The two divisions have operated separately since Geely spun off Lotus Technology before its planned stock market listing in 2023.
Under the newly announced deal, Lotus Technology will buy out Geely’s 51% stake in the UK-based sports car business. This will “enable the company to integrate all businesses under the Lotus brand.”
The decision comes as premium EV makers face market challenges and growing trade tensions. Recent US tariff hikes have hit global carmakers including Geely particularly hard.
Lotus Technology was originally created to make the brand more attractive to investors. It operated as a distinct, Chinese-built EV business where Geely maintained a larger shareholding than in Lotus Cars UK. The British operation remains 49% owned by Malaysian firm Etika.
The exact ownership structure of the combined company hasn’t been revealed.

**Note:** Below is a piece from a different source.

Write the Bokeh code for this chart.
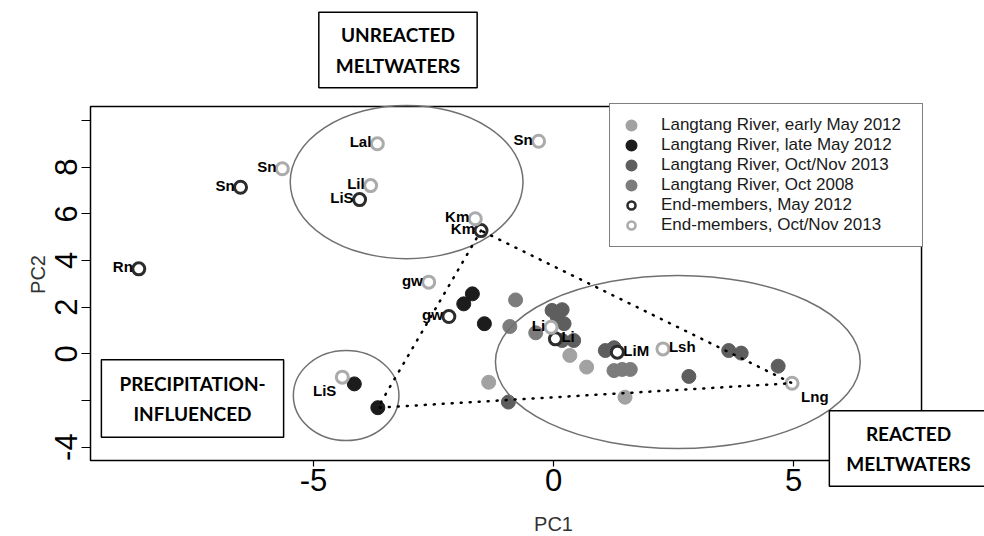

This restructuring aims to simplify operations and give Lotus Technology shareholders greater access to the company’s heritage-rich sports car division. Previously, Lotus Technology handled distribution of Lotus sports cars but wasn’t involved in their development or production.
“We are confident that the transaction will create substantial long-term value for our shareholders,” said Qingfeng Feng, CEO of Lotus Technology.
The merger follows struggles for both parts of the company. Lotus Technology has seen weakening demand for electric vehicles among wealthy buyers. Meanwhile, Lotus UK faces new 25% import tariffs in the United States – a key growth market for the brand.
Last week, Lotus UK announced it would cut up to 270 jobs at its Hethel factory in Norfolk, citing both American tariffs and “shifting consumer demand for sports cars.” The petrol-powered Emira hasn’t met sales expectations.
Despite these challenges, Lotus delivered 12,065 cars globally in 2024 – a 70% increase year-on-year.
The company forecasts more modest 20% growth for 2025, with China expected to represent a growing share of customers. Chinese buyers accounted for 25% of total sales in 2024.
In Europe, Lotus faces additional hurdles. The EU has raised tariffs on Chinese-made electric vehicles, adding up to 29% to import costs in Geely’s case – a significant setback for a brand trying to expand its EV presence across the continent.
Responding to cooling interest in pure electric models, Lotus plans to introduce petrol-engined range-extender versions of its EV lineup from 2026. This strategy aims to bridge the gap between traditional performance customers and newer electric buyers.
The merger should position Lotus more competitively globally, allowing it to better use its brand heritage while adapting to the changing demands of a complex, multi-market EV landscape.